Now I'm calculating the kinetic energy of the exhaust with

and get ~4.07 * 10^22 Joules.

But what about acceleration? Let's say I want a constant acceleration of ~150 G. Then, according to F = ma; thrust at the beginning of the flight would be at ~1.604 TN and at the end of the flight it would be ~1.471 TN (due to the lower mass).
And that's where my actual problem lies. Perhaps I have a wrong understanding of the connection between thrust, velocity gained and kinetic energy, but I'd think that one has to adjust the thrust (i.e. giving the engine "more power") on quite a large scale in order to hold a constant accel.
I think I'm having a rather gigantic knot in my brains, and hopefully you can help me unknot it.

rcgldr
Homework Helper
adjust the thrust on quite a large scale in order to hold a constant accel.
Look at the rocket equation again. As mass of the rocket and remaining on board fuel decreases, the amount of thrust required for constant acceleration decreases. Note that this is what happened near the end of the launch of the space shuttle, when the engine was throttled back in order to keep acceleration at 3 gs.

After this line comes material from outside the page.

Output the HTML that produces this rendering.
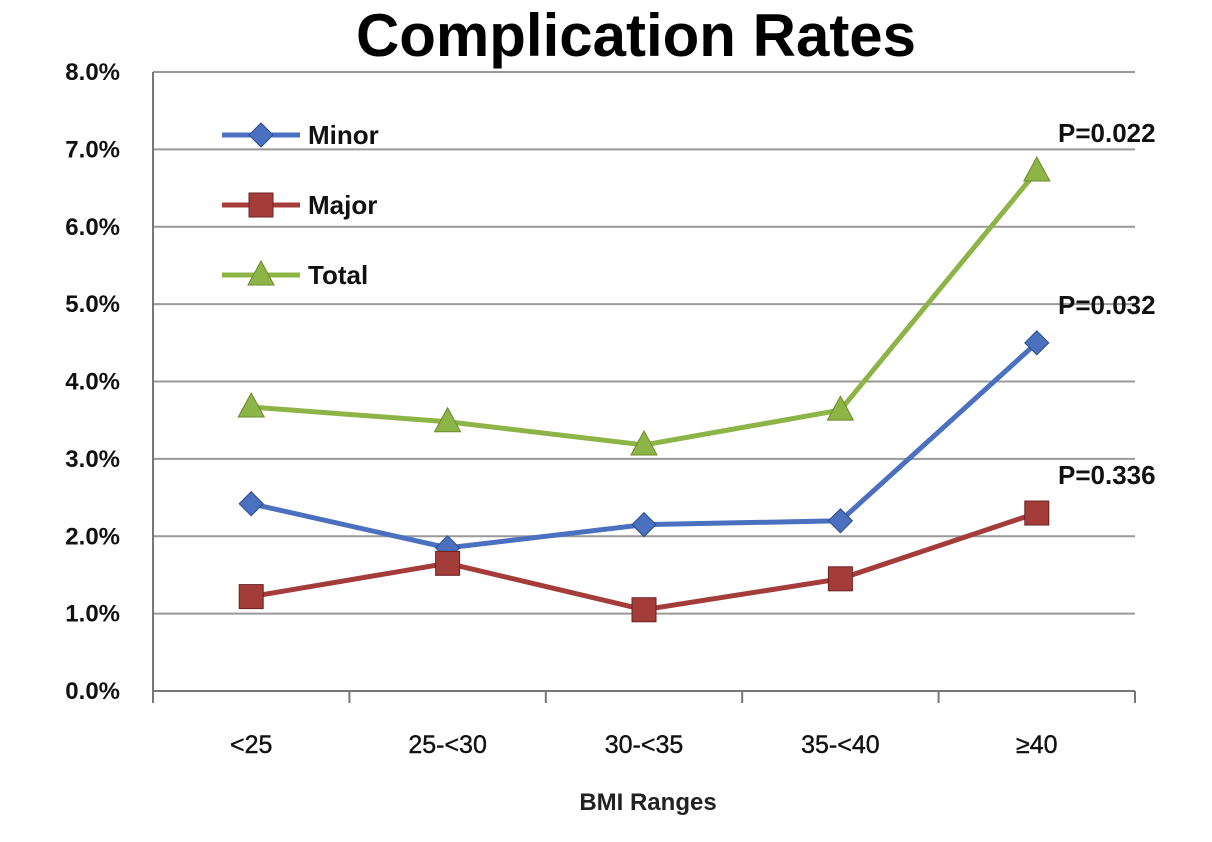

Very interesting graph (acceleration vs time) - one thing I do not understand though:

integrating the acceleration function with respect to time should amount to the total gain in velocity - which should be about 7800 m/s for a space shuttle in orbit. But the area under the graph doesnt amount to that...

help, anyone?

Best regards
torb

mfb
Mentor
I think the graph combines horizontal and vertical acceleration. In particular, it includes gravity (note that it is 1 before liftoff and drops in the roll maneuver).

At lift off, the Shuttle has only a little more thrust than weight, so it moves very slowly. The thrust of the solids, where most the mass is located is proportional to burn rate, so they are designed to burn much faster at first, then they slow down quite a bit after they dump much mass. At separation the total mass is a small fraction of what they started with. Then they speed up the liquid engines to 104% of their design point. That throttle up is the reason they only got one flight per overhaul instead of 25.